It has been 7 years not seeing you again, maybe you’re out there falling in love with someone else. I might spend my time mumbling about random things to you if you let me, but I don’t want to waste your time because we might not see each other again.

Do I miss you?

I remember the day I sent you a stupid piece of writing I took from “10 Things I Hate About You”. You asked me “what’s wrong with my shoes?” and I said that I just hated the way you wore your big red boots because I loved seeing you in sneakers instead.

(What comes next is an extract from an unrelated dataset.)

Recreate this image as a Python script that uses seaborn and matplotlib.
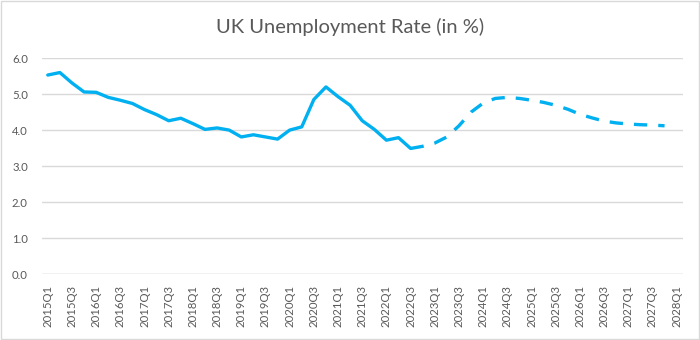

Do you remember when we called each other every night no matter how many times we met during the day? Or when you called me while I was pissed because we were faraway from each other and you started to tell a dog’s love story to cheer me up? Do you remember the day I called you just to tell how my day was even though we had lunch together in the same day?

I remember the time when I drove at night to your flat when I suddenly missed you with no reason. Even we had to keep it silent because I might wake your roommate for being too loud and over excited while hugging you when I arrived. Later we talked about secrets and we kissed in a dark. We fell asleep in your bed with my clothes on because we felt the intimacy created from a deep talk not sexual intercourse. From the first night to many many nights after, with deeper talk and ugly tees we wore.

I also reckon the moment when you drove for three hours just to have lunch and dinner with me on Sunday. Then I suggested you a weird place to hang out because I ran off the idea. We still enjoyed that between kebab and stupid conversations.

Do you remember when we went out for some ice creams during the exam week? When you taught me one subject that I nailed it with higher score than you got? Or the day we studied together in the same ice cream shop but ended up talking about random stuffs again?

But then I walked away, I pushed you away before you left me and took me for granted. I didn’t know why I chose to believe it. I never wanted to be the last one in pain, nor the last one who waited the story crumbling by itself. I wanted to be selfish because it avoided me from losing more of your kindness and memories of us.

Do I miss you?

Not even close, not even a little bit, not even at all.

From: “An Ode Of Memories” (2014) with moderation.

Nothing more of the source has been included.